Exercise directions: Transcribe the full listing below exactly.
----
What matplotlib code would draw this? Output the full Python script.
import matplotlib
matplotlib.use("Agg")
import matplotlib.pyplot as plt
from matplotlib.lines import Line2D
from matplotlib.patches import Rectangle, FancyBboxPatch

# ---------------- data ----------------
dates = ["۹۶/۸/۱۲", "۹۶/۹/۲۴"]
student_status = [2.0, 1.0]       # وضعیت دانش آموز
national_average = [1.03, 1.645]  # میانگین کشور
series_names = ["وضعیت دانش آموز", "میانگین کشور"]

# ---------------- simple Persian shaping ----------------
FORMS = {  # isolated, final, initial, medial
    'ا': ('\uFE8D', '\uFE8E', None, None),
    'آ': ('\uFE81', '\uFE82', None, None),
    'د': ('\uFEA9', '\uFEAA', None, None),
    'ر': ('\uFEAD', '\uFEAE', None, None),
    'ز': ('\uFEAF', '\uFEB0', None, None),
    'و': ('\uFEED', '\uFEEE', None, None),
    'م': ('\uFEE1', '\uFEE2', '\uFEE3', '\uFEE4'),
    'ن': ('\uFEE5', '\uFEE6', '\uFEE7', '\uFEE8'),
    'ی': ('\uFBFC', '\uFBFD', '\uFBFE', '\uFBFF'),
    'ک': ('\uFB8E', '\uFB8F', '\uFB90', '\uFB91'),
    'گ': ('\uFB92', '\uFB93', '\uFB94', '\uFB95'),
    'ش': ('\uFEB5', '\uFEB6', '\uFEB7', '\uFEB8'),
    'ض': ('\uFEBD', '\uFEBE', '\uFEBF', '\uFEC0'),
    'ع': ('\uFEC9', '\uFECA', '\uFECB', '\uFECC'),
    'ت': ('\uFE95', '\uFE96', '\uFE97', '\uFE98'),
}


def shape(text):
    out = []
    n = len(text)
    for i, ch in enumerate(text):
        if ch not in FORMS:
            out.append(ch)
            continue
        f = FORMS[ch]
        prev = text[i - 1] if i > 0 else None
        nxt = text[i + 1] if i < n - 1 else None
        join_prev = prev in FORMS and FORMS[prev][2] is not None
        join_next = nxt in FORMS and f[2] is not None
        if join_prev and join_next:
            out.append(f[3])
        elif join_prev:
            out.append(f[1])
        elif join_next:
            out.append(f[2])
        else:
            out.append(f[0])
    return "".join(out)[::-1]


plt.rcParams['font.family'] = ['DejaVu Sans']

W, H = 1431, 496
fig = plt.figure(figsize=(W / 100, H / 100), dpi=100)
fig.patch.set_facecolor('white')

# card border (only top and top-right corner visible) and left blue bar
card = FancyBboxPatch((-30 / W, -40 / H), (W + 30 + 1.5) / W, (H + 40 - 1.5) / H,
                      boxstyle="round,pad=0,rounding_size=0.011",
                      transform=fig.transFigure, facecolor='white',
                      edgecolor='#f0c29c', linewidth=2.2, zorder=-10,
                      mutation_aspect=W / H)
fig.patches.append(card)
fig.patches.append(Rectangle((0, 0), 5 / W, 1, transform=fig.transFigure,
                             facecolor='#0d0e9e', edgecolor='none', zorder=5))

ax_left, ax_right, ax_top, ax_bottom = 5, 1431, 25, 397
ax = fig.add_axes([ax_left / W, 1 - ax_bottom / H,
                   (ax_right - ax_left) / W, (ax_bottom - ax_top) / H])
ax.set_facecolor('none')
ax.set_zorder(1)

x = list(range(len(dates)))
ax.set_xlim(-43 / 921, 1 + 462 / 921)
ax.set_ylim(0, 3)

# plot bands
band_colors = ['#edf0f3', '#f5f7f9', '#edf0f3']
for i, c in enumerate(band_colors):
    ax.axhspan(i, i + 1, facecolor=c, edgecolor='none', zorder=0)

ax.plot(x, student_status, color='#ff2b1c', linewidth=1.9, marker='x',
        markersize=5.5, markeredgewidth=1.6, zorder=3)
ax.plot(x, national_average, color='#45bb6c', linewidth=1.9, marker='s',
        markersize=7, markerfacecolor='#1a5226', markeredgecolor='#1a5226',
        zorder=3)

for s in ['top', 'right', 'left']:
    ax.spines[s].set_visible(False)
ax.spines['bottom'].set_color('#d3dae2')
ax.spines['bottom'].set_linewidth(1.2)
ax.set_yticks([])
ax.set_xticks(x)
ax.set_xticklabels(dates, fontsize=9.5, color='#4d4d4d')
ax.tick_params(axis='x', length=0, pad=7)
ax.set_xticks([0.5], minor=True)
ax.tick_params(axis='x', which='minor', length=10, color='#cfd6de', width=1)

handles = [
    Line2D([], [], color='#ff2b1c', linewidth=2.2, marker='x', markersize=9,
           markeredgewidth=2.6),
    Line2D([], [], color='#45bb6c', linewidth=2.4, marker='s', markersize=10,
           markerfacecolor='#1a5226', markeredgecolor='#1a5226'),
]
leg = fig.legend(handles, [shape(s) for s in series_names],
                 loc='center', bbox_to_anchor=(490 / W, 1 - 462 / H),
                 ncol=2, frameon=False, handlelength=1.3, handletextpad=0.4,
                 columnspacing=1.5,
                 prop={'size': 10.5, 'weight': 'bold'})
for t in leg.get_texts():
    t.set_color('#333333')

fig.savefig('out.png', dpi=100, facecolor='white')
----
Answer for the task:
What matplotlib code would draw this? Output the full Python script.
import matplotlib
matplotlib.use("Agg")
import matplotlib.pyplot as plt
from matplotlib.lines import Line2D
from matplotlib.patches import Rectangle, FancyBboxPatch

# ---------------- data ----------------
dates = ["۹۶/۸/۱۲", "۹۶/۹/۲۴"]
student_status = [2.0, 1.0]       # وضعیت دانش آموز
national_average = [1.03, 1.645]  # میانگین کشور
series_names = ["وضعیت دانش آموز", "میانگین کشور"]

# ---------------- simple Persian shaping ----------------
FORMS = {  # isolated, final, initial, medial
    'ا': ('\uFE8D', '\uFE8E', None, None),
    'آ': ('\uFE81', '\uFE82', None, None),
    'د': ('\uFEA9', '\uFEAA', None, None),
    'ر': ('\uFEAD', '\uFEAE', None, None),
    'ز': ('\uFEAF', '\uFEB0', None, None),
    'و': ('\uFEED', '\uFEEE', None, None),
    'م': ('\uFEE1', '\uFEE2', '\uFEE3', '\uFEE4'),
    'ن': ('\uFEE5', '\uFEE6', '\uFEE7', '\uFEE8'),
    'ی': ('\uFBFC', '\uFBFD', '\uFBFE', '\uFBFF'),
    'ک': ('\uFB8E', '\uFB8F', '\uFB90', '\uFB91'),
    'گ': ('\uFB92', '\uFB93', '\uFB94', '\uFB95'),
    'ش': ('\uFEB5', '\uFEB6', '\uFEB7', '\uFEB8'),
    'ض': ('\uFEBD', '\uFEBE', '\uFEBF', '\uFEC0'),
    'ع': ('\uFEC9', '\uFECA', '\uFECB', '\uFECC'),
    'ت': ('\uFE95', '\uFE96', '\uFE97', '\uFE98'),
}


def shape(text):
    out = []
    n = len(text)
    for i, ch in enumerate(text):
        if ch not in FORMS:
            out.append(ch)
            continue
        f = FORMS[ch]
        prev = text[i - 1] if i > 0 else None
        nxt = text[i + 1] if i < n - 1 else None
        join_prev = prev in FORMS and FORMS[prev][2] is not None
        join_next = nxt in FORMS and f[2] is not None
        if join_prev and join_next:
            out.append(f[3])
        elif join_prev:
            out.append(f[1])
        elif join_next:
            out.append(f[2])
        else:
            out.append(f[0])
    return "".join(out)[::-1]


plt.rcParams['font.family'] = ['DejaVu Sans']

W, H = 1431, 496
fig = plt.figure(figsize=(W / 100, H / 100), dpi=100)
fig.patch.set_facecolor('white')

# card border (only top and top-right corner visible) and left blue bar
card = FancyBboxPatch((-30 / W, -40 / H), (W + 30 + 1.5) / W, (H + 40 - 1.5) / H,
                      boxstyle="round,pad=0,rounding_size=0.011",
                      transform=fig.transFigure, facecolor='white',
                      edgecolor='#f0c29c', linewidth=2.2, zorder=-10,
                      mutation_aspect=W / H)
fig.patches.append(card)
fig.patches.append(Rectangle((0, 0), 5 / W, 1, transform=fig.transFigure,
                             facecolor='#0d0e9e', edgecolor='none', zorder=5))

ax_left, ax_right, ax_top, ax_bottom = 5, 1431, 25, 397
ax = fig.add_axes([ax_left / W, 1 - ax_bottom / H,
                   (ax_right - ax_left) / W, (ax_bottom - ax_top) / H])
ax.set_facecolor('none')
ax.set_zorder(1)

x = list(range(len(dates)))
ax.set_xlim(-43 / 921, 1 + 462 / 921)
ax.set_ylim(0, 3)

# plot bands
band_colors = ['#edf0f3', '#f5f7f9', '#edf0f3']
for i, c in enumerate(band_colors):
    ax.axhspan(i, i + 1, facecolor=c, edgecolor='none', zorder=0)

ax.plot(x, student_status, color='#ff2b1c', linewidth=1.9, marker='x',
        markersize=5.5, markeredgewidth=1.6, zorder=3)
ax.plot(x, national_average, color='#45bb6c', linewidth=1.9, marker='s',
        markersize=7, markerfacecolor='#1a5226', markeredgecolor='#1a5226',
        zorder=3)

for s in ['top', 'right', 'left']:
    ax.spines[s].set_visible(False)
ax.spines['bottom'].set_color('#d3dae2')
ax.spines['bottom'].set_linewidth(1.2)
ax.set_yticks([])
ax.set_xticks(x)
ax.set_xticklabels(dates, fontsize=9.5, color='#4d4d4d')
ax.tick_params(axis='x', length=0, pad=7)
ax.set_xticks([0.5], minor=True)
ax.tick_params(axis='x', which='minor', length=10, color='#cfd6de', width=1)

handles = [
    Line2D([], [], color='#ff2b1c', linewidth=2.2, marker='x', markersize=9,
           markeredgewidth=2.6),
    Line2D([], [], color='#45bb6c', linewidth=2.4, marker='s', markersize=10,
           markerfacecolor='#1a5226', markeredgecolor='#1a5226'),
]
leg = fig.legend(handles, [shape(s) for s in series_names],
                 loc='center', bbox_to_anchor=(490 / W, 1 - 462 / H),
                 ncol=2, frameon=False, handlelength=1.3, handletextpad=0.4,
                 columnspacing=1.5,
                 prop={'size': 10.5, 'weight': 'bold'})
for t in leg.get_texts():
    t.set_color('#333333')

fig.savefig('out.png', dpi=100, facecolor='white')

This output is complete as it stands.